Type: Fresh in brine
Verdict: Can be amazing for pizza, and you'll get those quintessential melty pools of mozzarella. However, you need to take the time to dry it out adequately, or else you'll be left with a cheese-watery pizza.
Next, you'll undoubtedly find fresh mozzarella in plastic tubs, suspended in a brine. It can come in a variety of shapes - one or two larger balls, down to the littlest ones known as ciliegine. Fresh mozzarella can be great for pizza, but it requires some prep work. If you take it straight out of the brine and put it on your pie to cook, you'll undoubtedly be left with puddles of cheese-water after cooking that can weaken your crust and muddle the sauce. The solution? Make sure you dry or drain fresh mozzarella for at least 15 minutes before using it on your pizza, and be sure to tear it into smaller pieces. It has a great fresh-milky flavor, but it needs that extra step of time and care to ensure your pizza retains its good structure and flavor! Visually, with fresh mozzarella, you'll get those melty pools of mozzarella (like in Giada's broccoli and sausage pizza, or meatball pizza) as opposed to an all-over coverage.

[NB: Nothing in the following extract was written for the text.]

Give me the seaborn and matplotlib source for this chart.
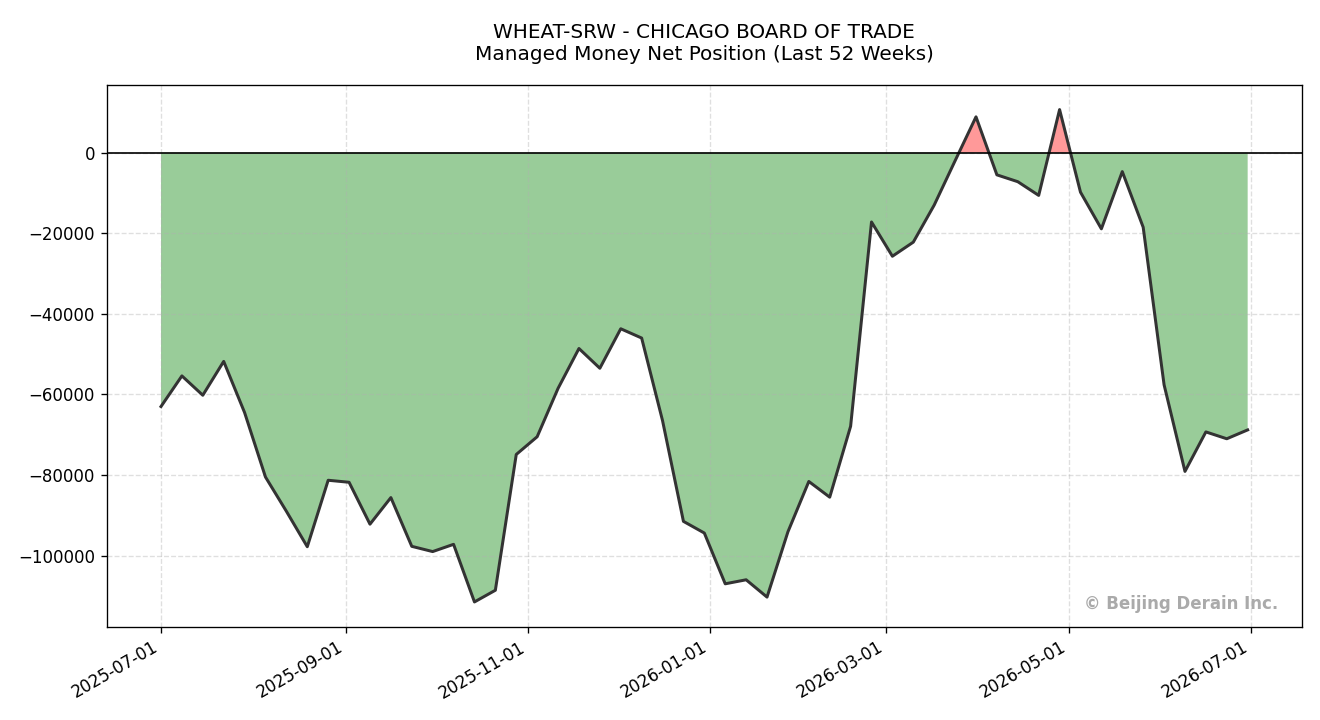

Verdict: So delicious, but don't cook it on the pizza. Bake your pizza fully, then add burrata once it's out of the oven.
You might even see burrata - a deliciously rich cheese made of a soft mozzarella shell with a center of fresh cream and curds. It's a magical and delicious thing that can be absolutely amazing on pizza - but here's the caveat, you don't cook it. Cooking burrata straight onto a dressed pizza crust sort of defeats the purpose of that lovely burrata texture, and since you paid extra for it, you should keep it at its best! Burrata is lovely when torn on top of a pizza that's piping hot and fresh out of the oven, so that it gently oozes over the pizza while retaining its creamy texture. Drizzle with some olive oil, sprinkle some pepper flakes and fennel pollen and you've got a great pie on your hands. We digress - is anyone else getting hungry over here?! (time to make Giada's famous pizza dough!)
Conclusion? While all mozzarella is not equal, you can get away with using just about any type on your pizza - just as long as you know how to use it first!